August 5, 2006.
To my surprise, I quickly ambled up the trail, reaching the lakes in about 2 hours. The trail was level and smooth, with tons of switchbacks, creating a slow and steady grade for its entire length. Surprise Lake comes first, providing impressive views of the peaks that encircle it. Several people were stationed around the lake, sunning themselves and enjoying the early afternoon. I sat and relaxed for a bit before proceeding to Lake #2.

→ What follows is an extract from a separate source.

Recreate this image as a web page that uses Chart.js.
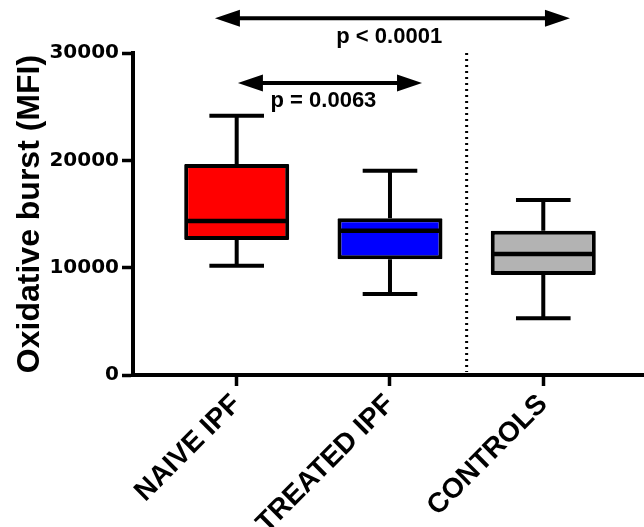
<!DOCTYPE html>
<html>
<head>
<meta charset="utf-8">
<script src="https://cdn.jsdelivr.net/npm/chart.js@4.4.0/dist/chart.umd.min.js"></script>
<style>
  html, body { margin: 0; padding: 0; background: #fff; }
  canvas { display: block; }
</style>
</head>
<body>
<canvas id="chart" width="644" height="527"></canvas>
<script>
// Box plot values
const categories = ["NAIVE IPF", "TREATED IPF", "CONTROLS"];
const groupPos = [1, 2, 3];
const whiskerMin = [10180, 7550, 5280];
const q1 = [12580, 10780, 9320];
const median = [14350, 13440, 11270];
const q3 = [19660, 14600, 13440];
const whiskerMax = [24160, 19030, 16300];
const yTicks = [0, 10000, 20000, 30000];
const boxColors = ["#ff0000", "#0000ff", "#b3b3b3"];

// Significance arrows, in data units
const comparisons = [
  { from: 0.858, to: 3.174, y: 33230, label: "p < 0.0001", labelX: 1.995, labelY: 30960 },
  { from: 1.008, to: 2.209, y: 27200, label: "p = 0.0063", labelX: 1.566, labelY: 25010 },
];
const dividerX = 2.5;

const boldSans = "'Liberation Sans', Arial, sans-serif";

function drawArrow(ctx, x1, x2, y) {
  const head = 25, halfH = 8.5;
  ctx.beginPath();
  ctx.moveTo(x1 + head - 2, y);
  ctx.lineTo(x2 - head + 2, y);
  ctx.stroke();
  ctx.beginPath();
  ctx.moveTo(x1, y);
  ctx.lineTo(x1 + head, y - halfH);
  ctx.lineTo(x1 + head, y + halfH);
  ctx.closePath();
  ctx.moveTo(x2, y);
  ctx.lineTo(x2 - head, y - halfH);
  ctx.lineTo(x2 - head, y + halfH);
  ctx.closePath();
  ctx.fill();
}

const boxPlot = {
  id: "boxPlot",
  beforeDatasetsDraw(chart) {
    const { ctx, scales: { x, y } } = chart;
    const bars = chart.getDatasetMeta(0).data;
    ctx.save();
    // dotted divider between IPF groups and controls
    ctx.strokeStyle = "#000";
    ctx.lineWidth = 3;
    ctx.setLineDash([2, 4]);
    ctx.beginPath();
    ctx.moveTo(x.getPixelForValue(dividerX), y.getPixelForValue(yTicks[yTicks.length - 1]));
    ctx.lineTo(x.getPixelForValue(dividerX), y.getPixelForValue(0) - 3);
    ctx.stroke();
    ctx.setLineDash([]);
    // whiskers
    ctx.lineWidth = 4;
    bars.forEach((bar, i) => {
      const cx = x.getPixelForValue(groupPos[i]);
      const half = bar.width * 0.26;
      const top = y.getPixelForValue(whiskerMax[i]);
      const bot = y.getPixelForValue(whiskerMin[i]);
      ctx.beginPath();
      ctx.moveTo(cx, top);
      ctx.lineTo(cx, y.getPixelForValue(q3[i]));
      ctx.moveTo(cx, bot);
      ctx.lineTo(cx, y.getPixelForValue(q1[i]));
      ctx.moveTo(cx - half, top);
      ctx.lineTo(cx + half, top);
      ctx.moveTo(cx - half, bot);
      ctx.lineTo(cx + half, bot);
      ctx.stroke();
    });
    ctx.restore();
  },
  afterDatasetsDraw(chart) {
    const { ctx, scales: { y } } = chart;
    const bars = chart.getDatasetMeta(0).data;
    ctx.save();
    ctx.strokeStyle = "#000";
    ctx.lineWidth = 4.5;
    bars.forEach((bar, i) => {
      const my = y.getPixelForValue(median[i]);
      ctx.beginPath();
      ctx.moveTo(bar.x - bar.width / 2 + 2, my);
      ctx.lineTo(bar.x + bar.width / 2 - 2, my);
      ctx.stroke();
    });
    ctx.restore();
  },
  afterDraw(chart) {
    const { ctx, scales: { x, y } } = chart;
    ctx.save();
    ctx.strokeStyle = "#000";
    ctx.fillStyle = "#000";
    ctx.lineWidth = 4;
    ctx.font = "bold 22px " + boldSans;
    ctx.textAlign = "center";
    ctx.textBaseline = "alphabetic";
    comparisons.forEach(c => {
      drawArrow(ctx, x.getPixelForValue(c.from), x.getPixelForValue(c.to), y.getPixelForValue(c.y));
      ctx.fillText(c.label, x.getPixelForValue(c.labelX), y.getPixelForValue(c.labelY));
    });
    ctx.restore();
  }
};

new Chart(document.getElementById("chart"), {
  type: "bar",
  data: {
    datasets: [{
      data: groupPos.map((p, i) => ({ x: p, y: [q1[i], q3[i]] })),
      backgroundColor: boxColors,
      borderColor: "#000",
      borderWidth: 4,
      borderSkipped: false,
      borderRadius: 1,
      categoryPercentage: 1,
      barPercentage: 0.685,
    }],
  },
  options: {
    responsive: false,
    animation: false,
    layout: { padding: { top: 53, right: 0, left: 0, bottom: 0 } },
    plugins: { legend: { display: false }, tooltip: { enabled: false } },
    scales: {
      x: {
        type: "linear",
        offset: false,
        min: 0.3236,
        max: 3.657,
        afterBuildTicks: s => { s.ticks = groupPos.map(v => ({ value: v })); },
        afterFit: s => { s.height = 152; s.paddingLeft = 0; s.paddingRight = 0; },
        ticks: {
          autoSkip: false,
          minRotation: 45,
          maxRotation: 45,
          padding: 2,
          color: "#000",
          font: { family: boldSans, weight: "bold", size: 28 },
          callback: v => categories[groupPos.indexOf(v)] || "",
        },
        grid: { offset: false, drawOnChartArea: false, drawTicks: true, tickLength: 11, tickWidth: 3.5, tickColor: "#000" },
        border: { display: true, width: 4, color: "#000" },
      },
      y: {
        min: 0,
        max: 30000,
        afterBuildTicks: s => { s.ticks = yTicks.map(v => ({ value: v })); },
        afterFit: s => { s.width = 133; },
        ticks: {
          color: "#000",
          padding: 3,
          font: { family: "'DejaVu Sans', sans-serif", weight: "bold", size: 20 },
          callback: v => String(v),
        },
        grid: { drawOnChartArea: false, drawTicks: true, tickLength: 11, tickWidth: 3.5, tickColor: "#000" },
        border: { display: true, width: 4, color: "#000" },
        title: {
          display: true,
          text: "Oxidative burst (MFI)",
          color: "#000",
          padding: { top: 11, bottom: 0 },
          font: { family: boldSans, weight: "bold", size: 32 },
        },
      },
    },
  },
  plugins: [boxPlot],
});
</script>
</body>
</html>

Ampitheater Lake was also very cool but also crowded with people. I’d heard and seen people all day and was dying to get a wilderness experience. The trail seemed to continue past the lake, so I followed it until it disappeared. The landscape cleared out and the rocks were too enticing to leave unclimbed. I scrambled around, peering over steep cliffs and eyeing massive scree piles. I looked to one nearby “mountain,” which may have been Disappointment Peak, and decided to try and get up there.
The terrain changed from a woods-walk to a rock climb. I was alone, with no technical gear or expertise, and off trail. I didn’t ascend too far before I was too shaken up to proceed. I could pick routes up the rocks but I foresaw myself getting stuck up there like a cat in a tree. The side of the mountain dropped off significantly to my left and I couldn’t risk a fall. So I sat carefully on a small ledge, let my heartbeat return to normal, and retraced my path down the rock. Turned away by the mountain, my desire to climb a peak became much more intense, and I was determined to reach the top of something tomorrow.

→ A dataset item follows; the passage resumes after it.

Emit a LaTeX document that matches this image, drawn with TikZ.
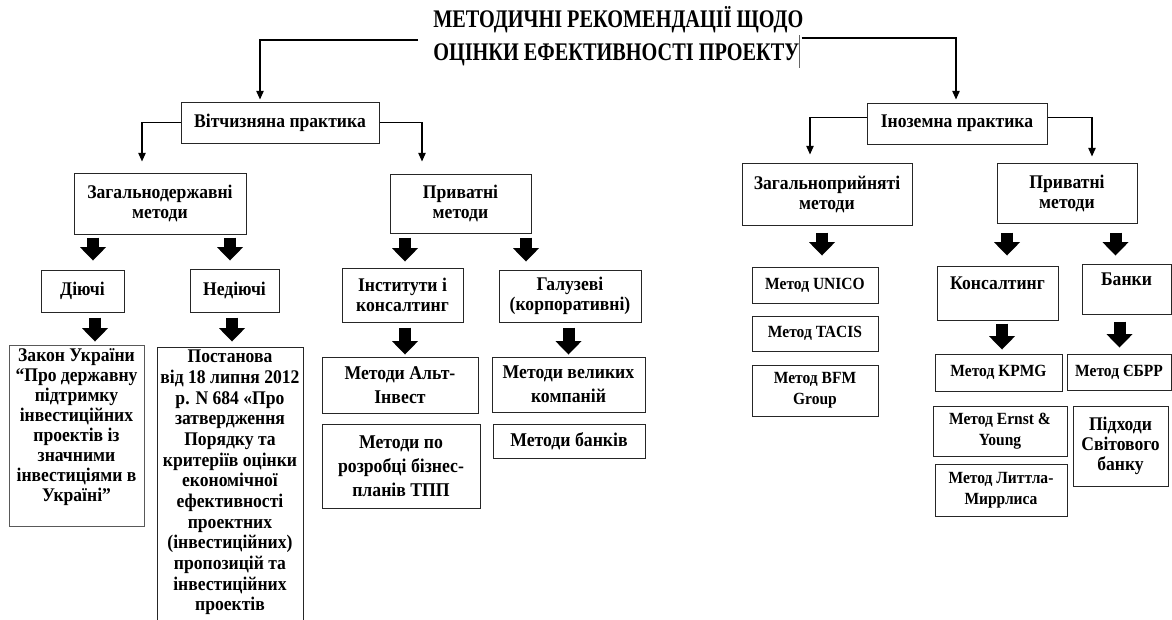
\documentclass[tikz,border=0pt]{standalone}
\usepackage{fontspec}
\setmainfont{Liberation Serif}
\newfontfamily\boxfont[FakeStretch=0.91]{Liberation Serif}
\newfontfamily\titlefont[FakeStretch=0.8]{Liberation Serif}
\usetikzlibrary{arrows.meta,calc}

\tikzset{
  % sizes are given in pixels of the source picture
  sized/.style 2 args={minimum width=#1*0.75pt, minimum height=#2*0.75pt},
  box/.style={draw=black!85, line width=0.75pt, align=center, inner sep=0pt,
    font=\boxfont\bfseries\fontsize{14.5}{15}\selectfont},
  widebox/.style={box, font=\boxfont\bfseries\fontsize{14.6}{18}\selectfont},
  methodbox/.style={box, font=\boxfont\bfseries\fontsize{12.8}{16}\selectfont},
  boxtext/.style={align=center, inner sep=2.5pt, font=\boxfont\bfseries\fontsize{14.5}{15}\selectfont},
  link/.style={line width=1.1pt, -{Triangle[width=5.5pt,length=6.5pt]}},
  fatarrow/.style={line width=9pt, -{Triangle[width=19.5pt,length=10pt,line width=0pt]}},
}

\begin{document}
\begin{tikzpicture}[x=0.75pt, y=-0.75pt]
\useasboundingbox (0,0) rectangle (1172,619);

% Title
\node[anchor=west, inner sep=0pt, align=left, font=\titlefont\bfseries\fontsize{19}{24.75}\selectfont] (title) at (433,37)
  {МЕТОДИЧНІ РЕКОМЕНДАЦІЇ ЩОДО\\ОЦІНКИ ЕФЕКТИВНОСТІ ПРОЕКТУ\textcolor{black!60}{\rule[-0.3em]{0.4pt}{1.3em}}};

% Practice
\node[box, sized={198}{41}] (vit) at (280,122.5) {Вітчизняна практика};
\node[box, sized={180}{41}] (ino) at (957,123.5) {Іноземна практика};

% Groups of methods
\node[box, sized={172}{61}] (zagd) at (160,203.5) {Загальнодержавні\\методи};
\node[box, sized={141}{59}] (privL) at (460.5,203.5) {Приватні\\методи};
\node[box, sized={170}{62}] (zagp) at (827,194) {Загальноприйняті\\методи};
\node[box, sized={140}{60}] (privR) at (1067,193) {Приватні\\методи};

% Kinds
\node[box, sized={83}{42}] (diyuchi) at (82.5,291) {Діючі};
\node[box, sized={89}{43}] (nediyuchi) at (234.5,290.5) {Недіючі};
\node[box, sized={121}{54}] (inst) at (402.5,295) {Інститути і\\консалтинг};
\node[box, sized={142}{52}] (galuz) at (570,296) {Галузеві\\(корпоративні)};
\node[methodbox, sized={126}{36}] (unico) at (815,285) {Метод UNICO};
\node[methodbox, sized={126}{35}] (tacis) at (815,333.5) {Метод TACIS};
\node[methodbox, sized={126}{51}] (bfm) at (815,390.5) {Метод BFM\\Group};
\node[box, sized={121}{54}] (kons) at (997.5,293) {Консалтинг\\~};
\node[box, sized={89}{50}] (banky) at (1126.5,289) {Банки\\~};

% Documents and methods
\node[box, draw=black!65, sized={135}{181}] (zakon) at (76.5,435.5) {};
\node[boxtext, anchor=north] (zakontext) at (zakon.north)
  {Закон України\\“Про державну\\підтримку\\інвестиційних\\проектів із\\значними\\інвестиціями в\\Україні”};
\node[box, sized={146}{300}] (postanova) at (230,497) {}; % runs off the page
\node[boxtext, anchor=north, font=\boxfont\bfseries\fontsize{14.5}{15.5}\selectfont] (postanovatext) at (postanova.north)
  {Постанова\\від 18 липня 2012\\р. N 684 «Про\\затвердження\\Порядку та\\критеріїв оцінки\\економічної\\ефективності\\проектних\\(інвестиційних)\\пропозицій та\\інвестиційних\\проектів};
\node[widebox, sized={156}{56}] (alt) at (400,385) {Методи Альт-\\Інвест};
\node[widebox, sized={158}{84}] (rozrob) at (401,466) {Методи по\\розробці бізнес-\\планів ТПП};
\node[widebox, sized={153}{55}] (velyk) at (568.5,384.5) {Методи великих\\компаній};
\node[widebox, sized={152}{34}] (bankiv) at (569,441) {Методи банків};
\node[methodbox, sized={127}{37}] (kpmg) at (998.5,372.5) {Метод KPMG};
\node[methodbox, sized={104}{36}] (ebrr) at (1119,372) {Метод ЄБРР};
\node[methodbox, sized={134}{50}] (ernst) at (1000,431) {Метод Ernst \&\\Young};
\node[methodbox, sized={132}{52}] (littl) at (1001,490) {Метод Литтла-\\Миррлиса};
\node[box, sized={95}{80}] (pidkh) at (1120.5,446) {Підходи\\Світового\\банку};

% Thin connectors
\draw[link] ($(title.west)+(-15,3)$) -| ($(vit.north)+(-20,-2)$);
\draw[link] ($(title.east)+(-2,1)$) -| ($(ino.north)+(-1,-3)$);
\draw[link] (vit.west) -| ($(zagd.north)+(-18,-11)$);
\draw[link] (vit.east) -| ($(privL.north)+(-38.5,-12)$);
\draw[link] ($(ino.west)+(0,-6)$) -| ($(zagp.north)+(-17,-8)$);
\draw[link] ($(ino.east)+(0,-6)$) -| ($(privR.north)+(25,-6)$);

% Block arrows
\foreach \src/\dst/\dx/\ga/\gb in {zagd/diyuchi/10.5/3/9, zagd/nediyuchi/-4.5/3/8,
    diyuchi/zakon/18.5/5/3, nediyuchi/postanova/2/5/5, privL/inst/2.5/4/6,
    privL/galuz/-44/4/8, inst/alt/5/5/2, galuz/velyk/0/5/2, zagp/unico/7/7/11,
    privR/kons/9.5/9/10, privR/banky/-11/9/8, kons/kpmg/3.5/3/4, banky/ebrr/0.5/7/6}
  \draw[fatarrow] ($(\dst.north |- \src.south)+(\dx,\ga)$) -- ($(\dst.north)+(\dx,-\gb)$);

\end{tikzpicture}
\end{document}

I returned to the trail, and was stuck behind a man and two boys. They were moving at a decent speed but I was right on their tails. I was bored by the lack of character the trail had to offer. After passing the folks in front of me I remembered thinking on the way up that “it would be fun to run down this thing…”

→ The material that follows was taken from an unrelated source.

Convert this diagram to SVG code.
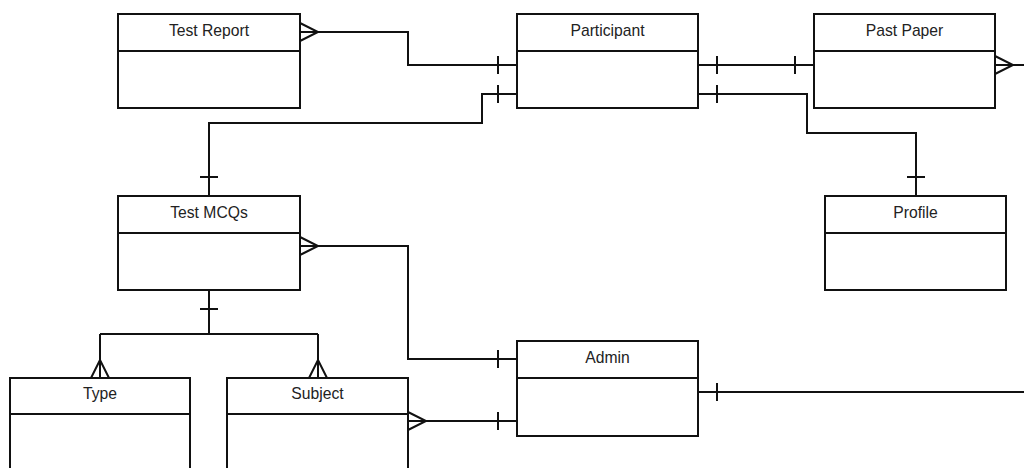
<svg xmlns="http://www.w3.org/2000/svg" width="1024" height="468" viewBox="0 0 1024 468">
<style>
.box{fill:#fff;stroke:#111;stroke-width:2}
.div{stroke:#111;stroke-width:2;fill:none}
.ln{fill:none;stroke:#111;stroke-width:2}
.t{font-family:"Liberation Sans",Arial,sans-serif;font-size:15.7px;fill:#222;text-anchor:middle}
</style>
<rect width="1024" height="468" fill="#fff"/>
<g id="connectors">
<path class="ln" d="M300,32 H408 V65 H517"/>
<path class="ln" d="M300,23 L318,32 L300,41"/>
<path class="ln" d="M498,56 V74"/>
<path class="ln" d="M517,94 H482 V123 H209 V196"/>
<path class="ln" d="M498,85 V103 M200,177 H218"/>
<path class="ln" d="M698,65 H814 M717,56 V74 M795,56 V74"/>
<path class="ln" d="M698,94 H807 V133 H916 V196 M717,85 V103 M907,177 H925"/>
<path class="ln" d="M995,65 H1024 M995,56 L1013,65 L995,74"/>
<path class="ln" d="M300,246 H408 V359 H517 M300,237 L318,246 L300,255 M498,350 V368"/>
<path class="ln" d="M209,290 V334 M100,334 H318 M100,334 V378 M318,334 V378 M200,309 H218"/>
<path class="ln" d="M91,378 L100,360 L109,378 M309,378 L318,360 L327,378"/>
<path class="ln" d="M408,421 H517 M408,412 L426,421 L408,430 M498,412 V430"/>
<path class="ln" d="M698,392 H1024 M717,383 V401"/>
</g>
<g id="test-report">
<rect class="box" x="118" y="14" width="182" height="94"/>
<line class="div" x1="118" y1="51" x2="300" y2="51"/>
<text class="t" x="209" y="36">Test Report</text>
</g>
<g id="participant">
<rect class="box" x="517" y="14" width="181" height="94"/>
<line class="div" x1="517" y1="51" x2="698" y2="51"/>
<text class="t" x="607.5" y="36">Participant</text>
</g>
<g id="past-paper">
<rect class="box" x="814" y="14" width="181" height="94"/>
<line class="div" x1="814" y1="51" x2="995" y2="51"/>
<text class="t" x="904.5" y="36">Past Paper</text>
</g>
<g id="profile">
<rect class="box" x="825" y="196" width="181" height="94"/>
<line class="div" x1="825" y1="233" x2="1006" y2="233"/>
<text class="t" x="915.5" y="218">Profile</text>
</g>
<g id="test-mcqs">
<rect class="box" x="118" y="196" width="182" height="94"/>
<line class="div" x1="118" y1="233" x2="300" y2="233"/>
<text class="t" x="209" y="218">Test MCQs</text>
</g>
<g id="admin">
<rect class="box" x="517" y="341" width="181" height="95"/>
<line class="div" x1="517" y1="378" x2="698" y2="378"/>
<text class="t" x="607.5" y="363">Admin</text>
</g>
<g id="type">
<rect class="box" x="10" y="378" width="180" height="94"/>
<line class="div" x1="10" y1="414" x2="190" y2="414"/>
<text class="t" x="100" y="399">Type</text>
</g>
<g id="subject">
<rect class="box" x="227" y="378" width="181" height="94"/>
<line class="div" x1="227" y1="414" x2="408" y2="414"/>
<text class="t" x="317.5" y="399">Subject</text>
</g>
</svg>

For the next 4 miles or so, that’s what I did. And it was fun! Towards the very bottom of the trail my legs began to feel heavy and wobbly so I walked the last few tenths of a mile out. It was really invigorating to run on the trail, which seemed much rockier now than when I had ascended. I noticed many of the finer details of the trail when moving at a much more rapid pace. As much as the trail was lousy for hiking, it was great for running. It was only 3pm when I returned to the car.
In short, I completed about 10 miles in under 5 hours, which included some exploratory rock scrambling, lake admiring, picture-taking and trail running. It was hot and dry, and the trail was flat as a pancake, tilting up at a regular angle. More switchbacks than I can count!
I’d check out the tourist pit of Jackson, Wyoming before settling in at the Gros Ventre campground in the Teton N.P. Tomorrow, I’d be in for more grueling hiking.